French words in English are also very common, even if you might not know that. “I’ve grown up with them but didn’t know they were French until I was older,” said Sophie, an English woman, and she is probably not the only one. If you haven’t learnt a little bit of French in school or if you just never pay attention to these words because you thought they sounded too English to come from another language, you probably don’t know. 

French words in English

English words have been influenced by their French counterparts, which were transformed and very often Anglicised. These are not the most interesting ones because they have changed, or they have been a part of the English vocabulary for so long that you don’t even see the French origins anymore. Alysa Salzberg wrote a very interesting and detailed article on the question for French Together. “It’s amazing to me how history can continue to touch us,” Salzberg comments.

French words are well-known in some sectors. It is interesting to see that they are very often assimilated to a certain standard, applied mostly to prestigious sectors. Who doesn’t use the word cuisine when they go to a restaurant to talk about the amazing work of a chef? There were three French words in this single sentence. If you like fashion, you probably know haute couture. Artists sometimes enjoy avant-garde arts. 

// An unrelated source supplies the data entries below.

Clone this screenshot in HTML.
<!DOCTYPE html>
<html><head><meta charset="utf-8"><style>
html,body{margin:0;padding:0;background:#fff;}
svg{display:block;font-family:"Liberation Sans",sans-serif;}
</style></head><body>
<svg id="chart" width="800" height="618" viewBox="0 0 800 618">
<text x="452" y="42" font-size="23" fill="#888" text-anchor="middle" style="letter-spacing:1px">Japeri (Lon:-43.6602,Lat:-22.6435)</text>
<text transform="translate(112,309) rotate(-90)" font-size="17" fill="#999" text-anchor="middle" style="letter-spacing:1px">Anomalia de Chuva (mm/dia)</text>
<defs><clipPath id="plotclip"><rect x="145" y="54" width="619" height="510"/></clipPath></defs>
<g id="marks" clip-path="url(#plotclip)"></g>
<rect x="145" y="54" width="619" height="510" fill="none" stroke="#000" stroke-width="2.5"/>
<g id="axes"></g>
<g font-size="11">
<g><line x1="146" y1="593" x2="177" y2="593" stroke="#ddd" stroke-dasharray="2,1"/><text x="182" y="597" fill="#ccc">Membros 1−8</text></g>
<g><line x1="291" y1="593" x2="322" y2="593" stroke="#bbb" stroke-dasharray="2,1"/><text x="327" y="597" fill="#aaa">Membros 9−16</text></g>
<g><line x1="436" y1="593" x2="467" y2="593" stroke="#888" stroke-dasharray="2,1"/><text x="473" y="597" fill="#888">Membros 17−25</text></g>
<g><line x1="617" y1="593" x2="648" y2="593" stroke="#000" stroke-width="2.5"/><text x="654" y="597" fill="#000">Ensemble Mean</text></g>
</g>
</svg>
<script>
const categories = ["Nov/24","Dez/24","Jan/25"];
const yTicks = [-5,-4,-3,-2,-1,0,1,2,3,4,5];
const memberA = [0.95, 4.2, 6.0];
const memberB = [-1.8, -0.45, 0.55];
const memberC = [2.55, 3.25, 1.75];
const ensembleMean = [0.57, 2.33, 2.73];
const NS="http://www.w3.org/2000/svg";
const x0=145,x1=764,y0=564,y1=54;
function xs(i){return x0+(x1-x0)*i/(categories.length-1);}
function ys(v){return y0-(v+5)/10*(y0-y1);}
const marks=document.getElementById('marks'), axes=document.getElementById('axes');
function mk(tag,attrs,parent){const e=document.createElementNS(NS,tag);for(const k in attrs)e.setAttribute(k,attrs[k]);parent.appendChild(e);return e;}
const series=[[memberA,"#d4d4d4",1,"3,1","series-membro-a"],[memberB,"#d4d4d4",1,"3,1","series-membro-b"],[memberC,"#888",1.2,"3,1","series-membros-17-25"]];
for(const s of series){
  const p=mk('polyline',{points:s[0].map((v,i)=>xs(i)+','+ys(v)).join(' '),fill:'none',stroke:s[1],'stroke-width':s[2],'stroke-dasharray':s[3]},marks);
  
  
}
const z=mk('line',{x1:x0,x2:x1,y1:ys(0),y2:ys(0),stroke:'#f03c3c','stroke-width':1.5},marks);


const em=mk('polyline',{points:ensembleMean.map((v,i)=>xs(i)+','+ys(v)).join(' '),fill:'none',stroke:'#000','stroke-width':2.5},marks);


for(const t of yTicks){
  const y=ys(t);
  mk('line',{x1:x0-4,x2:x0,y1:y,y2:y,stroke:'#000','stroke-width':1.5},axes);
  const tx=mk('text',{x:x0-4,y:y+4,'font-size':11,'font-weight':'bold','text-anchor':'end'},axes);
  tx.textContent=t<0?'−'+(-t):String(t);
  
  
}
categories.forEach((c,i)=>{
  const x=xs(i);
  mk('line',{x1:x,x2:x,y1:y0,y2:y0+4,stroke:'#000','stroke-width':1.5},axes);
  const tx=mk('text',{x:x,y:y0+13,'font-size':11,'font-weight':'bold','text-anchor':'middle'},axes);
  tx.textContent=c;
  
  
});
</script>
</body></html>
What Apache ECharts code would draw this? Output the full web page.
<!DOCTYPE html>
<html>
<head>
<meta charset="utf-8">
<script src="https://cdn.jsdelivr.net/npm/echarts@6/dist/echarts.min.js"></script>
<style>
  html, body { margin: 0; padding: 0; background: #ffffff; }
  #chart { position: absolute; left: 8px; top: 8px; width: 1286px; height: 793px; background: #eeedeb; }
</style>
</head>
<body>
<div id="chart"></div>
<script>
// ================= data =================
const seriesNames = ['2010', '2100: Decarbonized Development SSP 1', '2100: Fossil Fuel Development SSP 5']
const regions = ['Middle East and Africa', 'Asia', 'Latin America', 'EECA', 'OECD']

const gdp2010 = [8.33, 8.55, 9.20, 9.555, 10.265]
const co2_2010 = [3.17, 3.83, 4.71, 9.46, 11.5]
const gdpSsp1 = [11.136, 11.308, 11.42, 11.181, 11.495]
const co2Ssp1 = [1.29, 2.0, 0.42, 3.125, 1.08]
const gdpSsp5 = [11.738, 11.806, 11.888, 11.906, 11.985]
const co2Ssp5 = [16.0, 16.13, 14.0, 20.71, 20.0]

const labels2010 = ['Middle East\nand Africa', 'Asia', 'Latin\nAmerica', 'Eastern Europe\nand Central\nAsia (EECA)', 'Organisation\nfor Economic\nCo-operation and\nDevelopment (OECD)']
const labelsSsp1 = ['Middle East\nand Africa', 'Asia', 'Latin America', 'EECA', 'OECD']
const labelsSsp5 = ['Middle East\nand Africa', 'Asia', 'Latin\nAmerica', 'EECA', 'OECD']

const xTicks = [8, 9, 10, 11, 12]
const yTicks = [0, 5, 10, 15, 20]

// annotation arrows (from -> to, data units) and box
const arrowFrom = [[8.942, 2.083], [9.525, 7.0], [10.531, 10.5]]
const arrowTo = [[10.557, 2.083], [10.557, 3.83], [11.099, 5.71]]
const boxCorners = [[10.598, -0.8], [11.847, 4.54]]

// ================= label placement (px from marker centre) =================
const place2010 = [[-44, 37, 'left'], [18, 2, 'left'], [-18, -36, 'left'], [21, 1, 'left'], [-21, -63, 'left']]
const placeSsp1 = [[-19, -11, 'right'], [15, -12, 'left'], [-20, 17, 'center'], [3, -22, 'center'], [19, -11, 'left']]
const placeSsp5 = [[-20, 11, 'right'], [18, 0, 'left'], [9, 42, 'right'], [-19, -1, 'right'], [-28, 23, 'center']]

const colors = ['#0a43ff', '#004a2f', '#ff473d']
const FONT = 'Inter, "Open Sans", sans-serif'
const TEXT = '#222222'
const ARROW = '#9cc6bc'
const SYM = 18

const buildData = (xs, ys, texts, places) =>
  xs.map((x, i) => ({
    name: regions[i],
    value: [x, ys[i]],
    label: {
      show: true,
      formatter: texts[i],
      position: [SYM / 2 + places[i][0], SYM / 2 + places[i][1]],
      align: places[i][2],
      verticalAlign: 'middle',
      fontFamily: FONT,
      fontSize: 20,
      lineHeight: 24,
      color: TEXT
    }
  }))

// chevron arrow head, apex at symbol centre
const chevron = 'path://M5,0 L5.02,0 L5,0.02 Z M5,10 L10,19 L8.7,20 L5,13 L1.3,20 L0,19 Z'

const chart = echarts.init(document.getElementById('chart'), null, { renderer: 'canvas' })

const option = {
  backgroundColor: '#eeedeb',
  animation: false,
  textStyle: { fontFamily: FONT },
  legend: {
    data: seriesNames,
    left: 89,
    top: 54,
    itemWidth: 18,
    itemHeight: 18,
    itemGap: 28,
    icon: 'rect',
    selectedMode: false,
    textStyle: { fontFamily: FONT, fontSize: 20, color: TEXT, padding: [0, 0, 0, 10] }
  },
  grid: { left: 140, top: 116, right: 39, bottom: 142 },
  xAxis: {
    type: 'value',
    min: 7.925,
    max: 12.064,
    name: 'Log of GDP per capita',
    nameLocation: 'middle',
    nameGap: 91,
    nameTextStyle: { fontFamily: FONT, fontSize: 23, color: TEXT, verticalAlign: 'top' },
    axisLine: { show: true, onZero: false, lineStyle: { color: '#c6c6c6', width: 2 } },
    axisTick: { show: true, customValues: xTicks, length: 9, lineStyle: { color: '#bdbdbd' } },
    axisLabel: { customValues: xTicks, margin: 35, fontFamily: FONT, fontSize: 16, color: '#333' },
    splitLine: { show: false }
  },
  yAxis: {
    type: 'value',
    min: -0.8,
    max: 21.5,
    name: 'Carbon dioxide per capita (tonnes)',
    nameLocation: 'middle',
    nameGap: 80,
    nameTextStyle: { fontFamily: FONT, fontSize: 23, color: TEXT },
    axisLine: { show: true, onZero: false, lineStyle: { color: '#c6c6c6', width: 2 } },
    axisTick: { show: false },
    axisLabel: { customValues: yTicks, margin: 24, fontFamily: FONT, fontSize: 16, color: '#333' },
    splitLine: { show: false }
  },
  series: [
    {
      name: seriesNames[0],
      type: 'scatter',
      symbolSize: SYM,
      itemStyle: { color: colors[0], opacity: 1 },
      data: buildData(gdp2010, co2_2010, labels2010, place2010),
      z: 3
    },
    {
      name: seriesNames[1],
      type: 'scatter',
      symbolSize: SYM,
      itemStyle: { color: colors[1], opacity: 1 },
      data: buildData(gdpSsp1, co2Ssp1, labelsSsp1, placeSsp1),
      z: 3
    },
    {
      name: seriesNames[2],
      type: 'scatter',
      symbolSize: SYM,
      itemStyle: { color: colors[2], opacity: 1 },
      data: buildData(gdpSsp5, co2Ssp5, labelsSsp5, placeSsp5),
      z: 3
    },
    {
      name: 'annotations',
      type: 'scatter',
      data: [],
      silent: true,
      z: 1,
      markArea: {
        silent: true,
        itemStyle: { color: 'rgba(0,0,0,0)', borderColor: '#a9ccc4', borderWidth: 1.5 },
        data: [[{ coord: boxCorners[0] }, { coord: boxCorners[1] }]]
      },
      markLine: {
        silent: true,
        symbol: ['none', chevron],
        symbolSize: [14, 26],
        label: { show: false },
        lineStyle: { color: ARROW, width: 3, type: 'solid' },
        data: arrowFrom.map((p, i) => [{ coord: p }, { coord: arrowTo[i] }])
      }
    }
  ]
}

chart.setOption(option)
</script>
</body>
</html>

Then you have the French words that are used mostly because they describe French things that just can’t be translated. Or that could have been, but someone decided that it wasn’t necessary. Baguette is probably the most famous one. Champagne couldn’t be called anything else, because it is a specific drink from a French region. Croissant is a tricky one, because it’s clearly a French word, but the pastry actually comes from Austria.

And finally you have the French words used in English, neither anglicized nor describing a particularly French thing. Here you’ll find seven French words you know and use for sure, with their specificities regarding their French counterpart. But since explaining pronunciation without actually saying the word or using the phonetic alphabet is difficult, you’ll also find links to a French online dictionary where you can find those words pronounced. Enjoy the French sound.

7 French words in English: you can use them daily  

French words in English

Café: For those who don’t know, café in French means coffee, but it can be used with the same meaning it has in English. Maybe you knew it came from another language because of the accent on the “e”, which looks weird in English. At the pronunciation level, just know that if you do the sound “ey” at the end, then you’re not pronouncing it the French way. 

Déjà-vu: With the accents and the pronunciation, you probably already knew it wasn’t an English word. It literally means “already seen”. Talking about pronunciation, here again the main difference between the French and English ones is on the last syllabus. On online English dictionaries, you can sometimes find the French pronunciation but usually, English speakers don’t use it because the sound French makes for the vowel “u” is not very common in English.

Encore: Maybe this one looks “normal”, so you didn’t know it wasn’t English. The meaning isn’t quite the same in both languages: when in English it’s about repetition or reappearance (for shows), in French it only means “again” or “yet”. So basically, when you’re asking for an encore at the end of a concert, you’re asking for an “again”. Which makes sense. A French speaker who doesn’t speak English may not even recognize this word spoken by an English speaker. Indeed, there’s a nasal sound in French, and also a specific way to say the “r”. Difficult, I know.

Cul-de-sac: Here again, a French speaker may not understand that you’re using the same word they do to talk about a dead-end street because the pronunciation is so different, especially on the first syllabus (the “l” is supposed to be silent in French here) and when it’s plural. Fun fact, in French it literally means “bottom of the bag”, with a not-so-polite way to say bottom. But it’s not a vulgar saying in French, so it’s okay don’t worry when you use it. 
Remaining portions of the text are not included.